=== Exercise brief ===
Retype every line from the start of the data down to and including the line with "o2_line_t = [1650, 1583]". Skip the pictures.

=== Supplied information ===

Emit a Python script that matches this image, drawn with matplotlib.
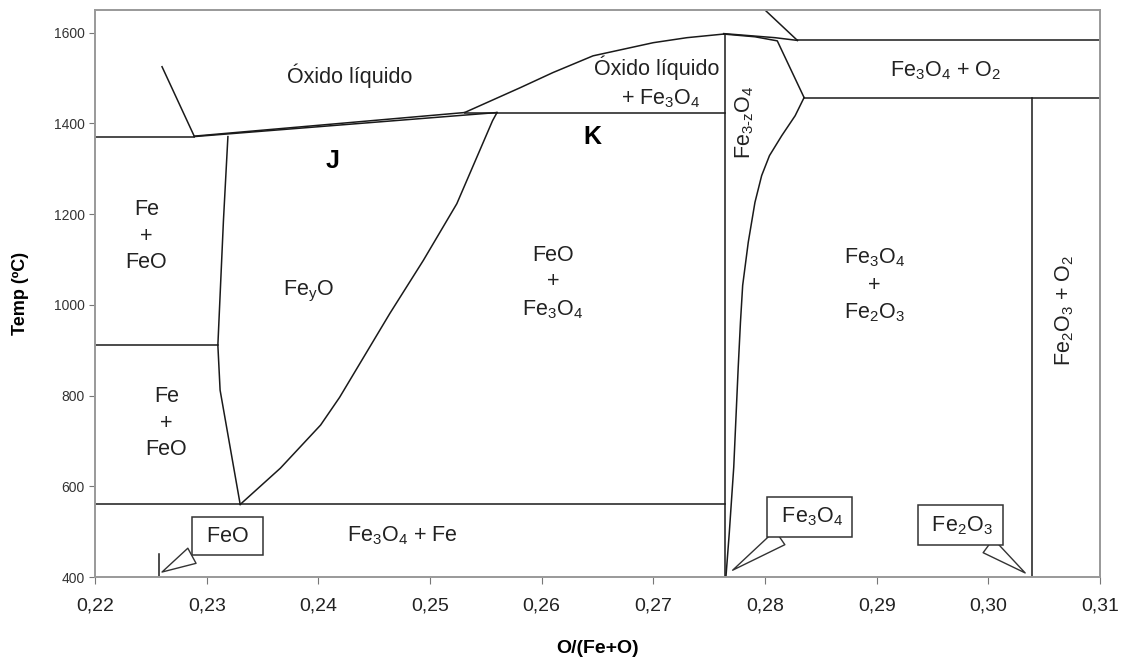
import matplotlib.pyplot as plt
from matplotlib.ticker import FuncFormatter

plt.rcParams['font.family'] = ['Liberation Sans', 'DejaVu Sans']
plt.rcParams['mathtext.fontset'] = 'custom'
plt.rcParams['mathtext.rm'] = 'Liberation Sans'
plt.rcParams['mathtext.it'] = 'Liberation Sans:italic'
plt.rcParams['mathtext.bf'] = 'Liberation Sans:bold'

# phase boundaries, O/(Fe+O) vs temperature (C)
wustite_left_x = [0.2319, 0.2315, 0.2310, 0.2312, 0.2330]
wustite_left_t = [1371, 1186, 911, 812, 560]
wustite_right_x = [0.2330, 0.2366, 0.2402, 0.2419, 0.2464, 0.2494, 0.2524, 0.2556, 0.2560]
wustite_right_t = [560, 640, 735, 796, 981, 1098, 1223, 1406, 1424]
liquidus_x = [0.2531, 0.2581, 0.2610, 0.2646, 0.2700, 0.2730, 0.2763]
liquidus_t = [1424, 1479, 1512, 1549, 1578, 1589, 1597]
magnetite_right_x = [0.2835, 0.2827, 0.2815, 0.2804, 0.2797, 0.2791, 0.2785, 0.2780,
                     0.2778, 0.2776, 0.2772, 0.2768, 0.2765]
magnetite_right_t = [1457, 1417, 1373, 1329, 1285, 1226, 1138, 1043,
                     961, 862, 642, 497, 400]
magnetite_top_x = [0.2763, 0.2791, 0.2811, 0.2835]
magnetite_top_t = [1597, 1591, 1582, 1457]
magnetite_top2_x = [0.2763, 0.2809, 0.2829]
magnetite_top2_t = [1598, 1589, 1583]
fe_liquidus_x = [0.2260, 0.2289]
fe_liquidus_t = [1525, 1371]
solidus_upper_x = [0.2289, 0.2531]
solidus_upper_t = [1372, 1424]
solidus_lower_x = [0.2289, 0.2560]
solidus_lower_t = [1371, 1424]
o2_line_x = [0.2800, 0.2829]
o2_line_t = [1650, 1583]

# isotherms: (temperature, x start, x end)
isotherms = [
    (1371, 0.2200, 0.2289),
    (912, 0.2200, 0.2310),
    (560, 0.2200, 0.2764),
    (1424, 0.2531, 0.2764),
    (1583, 0.2829, 0.3100),
    (1457, 0.2835, 0.3100),
]
# verticals: (x, t start, t end)
verticals = [
    (0.2764, 400, 1597),
    (0.3039, 400, 1457),
    (0.2257, 400, 451),
]

xticks = [0.22, 0.23, 0.24, 0.25, 0.26, 0.27, 0.28, 0.29, 0.30, 0.31]
yticks = [400, 600, 800, 1000, 1200, 1400, 1600]

fig = plt.figure(figsize=(11.26, 6.59), dpi=100)
ax = fig.add_axes([0.0844, 0.1244, 0.8925, 0.8604])

lc = '#1a1a1a'
lw = 1.1
curves = [
    (wustite_left_x, wustite_left_t), (wustite_right_x, wustite_right_t),
    (liquidus_x, liquidus_t), (magnetite_right_x, magnetite_right_t),
    (magnetite_top_x, magnetite_top_t), (magnetite_top2_x, magnetite_top2_t),
    (fe_liquidus_x, fe_liquidus_t), (solidus_upper_x, solidus_upper_t),
    (solidus_lower_x, solidus_lower_t), (o2_line_x, o2_line_t),
]
for xs, ts in curves:
    ax.plot(xs, ts, color=lc, lw=lw)
for t, x0, x1 in isotherms:
    ax.plot([x0, x1], [t, t], color=lc, lw=lw)
for x, t0, t1 in verticals:
    ax.plot([x, x], [t0, t1], color=lc, lw=lw)

ax.set_xlim(0.22, 0.31)
ax.set_ylim(400, 1650)
ax.set_xticks(xticks)
ax.set_yticks(yticks)
ax.xaxis.set_major_formatter(FuncFormatter(lambda v, p: f'{v:.2f}'.replace('.', ',')))
ax.tick_params(axis='x', labelsize=14, length=5, color='#777777', labelcolor='#222222', pad=10)
ax.tick_params(axis='y', labelsize=10, length=4, color='#777777', labelcolor='#333333')
for s in ax.spines.values():
    s.set_color('#999999')
    s.set_linewidth(1.4)

ax.set_xlabel('O/(Fe+O)', fontsize=14, fontweight='bold', labelpad=18)
ax.set_ylabel('Temp (ºC)', fontsize=13, fontweight='bold', labelpad=18)

fs = 15.5
tc = '#222222'
ax.text(0.2428, 1505, 'Óxido líquido', fontsize=fs, color=tc, ha='center', va='center')
ax.text(0.2703, 1523, 'Óxido líquido', fontsize=fs, color=tc, ha='center', va='center')
ax.text(0.2707, 1455, '+ Fe$_3$O$_4$', fontsize=fs, color=tc, ha='center', va='center')
ax.text(0.2413, 1318, 'J', fontsize=18, fontweight='bold', ha='center', va='center')
ax.text(0.2645, 1369, 'K', fontsize=18, fontweight='bold', ha='center', va='center')
ax.text(0.2782, 1402, r'Fe$_{\text{3-z}}$O$_4$', fontsize=fs, color=tc, rotation=90,
        ha='center', va='center')
ax.text(0.2962, 1516, 'Fe$_3$O$_4$ + O$_2$', fontsize=fs, color=tc, ha='center', va='center')
ax.text(0.2246, 1151, 'Fe\n+\nFeO', fontsize=fs, color=tc, ha='center', va='center',
        linespacing=1.35)
ax.text(0.2391, 1030, 'Fe$_\\mathrm{y}$O', fontsize=fs, color=tc, ha='center', va='center')
ax.text(0.2610, 1049, 'FeO\n+\nFe$_3$O$_4$', fontsize=fs, color=tc, ha='center', va='center',
        linespacing=1.35)
ax.text(0.2898, 1043, 'Fe$_3$O$_4$\n+\nFe$_2$O$_3$', fontsize=fs, color=tc, ha='center',
        va='center', linespacing=1.35)
ax.text(0.3068, 988, 'Fe$_2$O$_3$ + O$_2$', fontsize=fs, color=tc, rotation=90,
        ha='center', va='center')
ax.text(0.2264, 739, 'Fe\n+\nFeO', fontsize=fs, color=tc, ha='center', va='center',
        linespacing=1.35)
ax.text(0.2475, 490, 'Fe$_3$O$_4$ + Fe', fontsize=fs, color=tc, ha='center', va='center')

# callout boxes pointing at the stoichiometric compositions
callouts = [
    (' FeO ', (0.2260, 411), (0.2319, 490)),
    (' Fe$_3$O$_4$ ', (0.2771, 415), (0.2840, 532)),
    (' Fe$_2$O$_3$ ', (0.3033, 409), (0.2975, 514)),
]
for label, tip, pos in callouts:
    ax.annotate(label, xy=tip, xytext=pos, fontsize=fs, color=tc, ha='center', va='center',
                bbox=dict(boxstyle='square,pad=0.4', fc='white', ec='#333333', lw=1.1),
                arrowprops=dict(arrowstyle='wedge,tail_width=0.8,shrink_factor=0.5',
                                fc='white', ec='#333333', lw=1.0, shrinkA=0, shrinkB=0))

fig.savefig('out.png', dpi=100)
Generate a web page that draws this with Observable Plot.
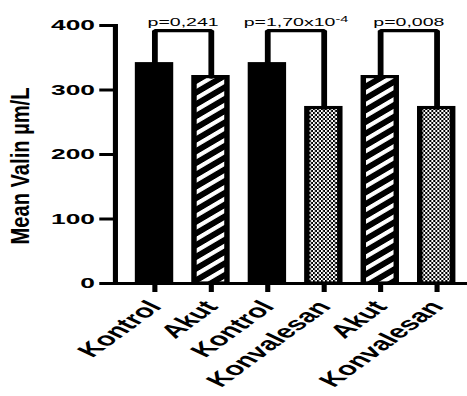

=== Task response ===
Emit a Python script that matches this image, drawn with matplotlib.
import matplotlib.pyplot as plt
from matplotlib.ticker import FuncFormatter

plt.rcParams['font.family'] = ['Liberation Sans', 'DejaVu Sans']
plt.rcParams['mathtext.fontset'] = 'custom'
plt.rcParams['mathtext.rm'] = 'Liberation Sans'
plt.rcParams['mathtext.it'] = 'Liberation Sans:italic'
plt.rcParams['mathtext.bf'] = 'Liberation Sans:bold'

# phase boundaries, O/(Fe+O) vs temperature (C)
wustite_left_x = [0.2319, 0.2315, 0.2310, 0.2312, 0.2330]
wustite_left_t = [1371, 1186, 911, 812, 560]
wustite_right_x = [0.2330, 0.2366, 0.2402, 0.2419, 0.2464, 0.2494, 0.2524, 0.2556, 0.2560]
wustite_right_t = [560, 640, 735, 796, 981, 1098, 1223, 1406, 1424]
liquidus_x = [0.2531, 0.2581, 0.2610, 0.2646, 0.2700, 0.2730, 0.2763]
liquidus_t = [1424, 1479, 1512, 1549, 1578, 1589, 1597]
magnetite_right_x = [0.2835, 0.2827, 0.2815, 0.2804, 0.2797, 0.2791, 0.2785, 0.2780,
                     0.2778, 0.2776, 0.2772, 0.2768, 0.2765]
magnetite_right_t = [1457, 1417, 1373, 1329, 1285, 1226, 1138, 1043,
                     961, 862, 642, 497, 400]
magnetite_top_x = [0.2763, 0.2791, 0.2811, 0.2835]
magnetite_top_t = [1597, 1591, 1582, 1457]
magnetite_top2_x = [0.2763, 0.2809, 0.2829]
magnetite_top2_t = [1598, 1589, 1583]
fe_liquidus_x = [0.2260, 0.2289]
fe_liquidus_t = [1525, 1371]
solidus_upper_x = [0.2289, 0.2531]
solidus_upper_t = [1372, 1424]
solidus_lower_x = [0.2289, 0.2560]
solidus_lower_t = [1371, 1424]
o2_line_x = [0.2800, 0.2829]
o2_line_t = [1650, 1583]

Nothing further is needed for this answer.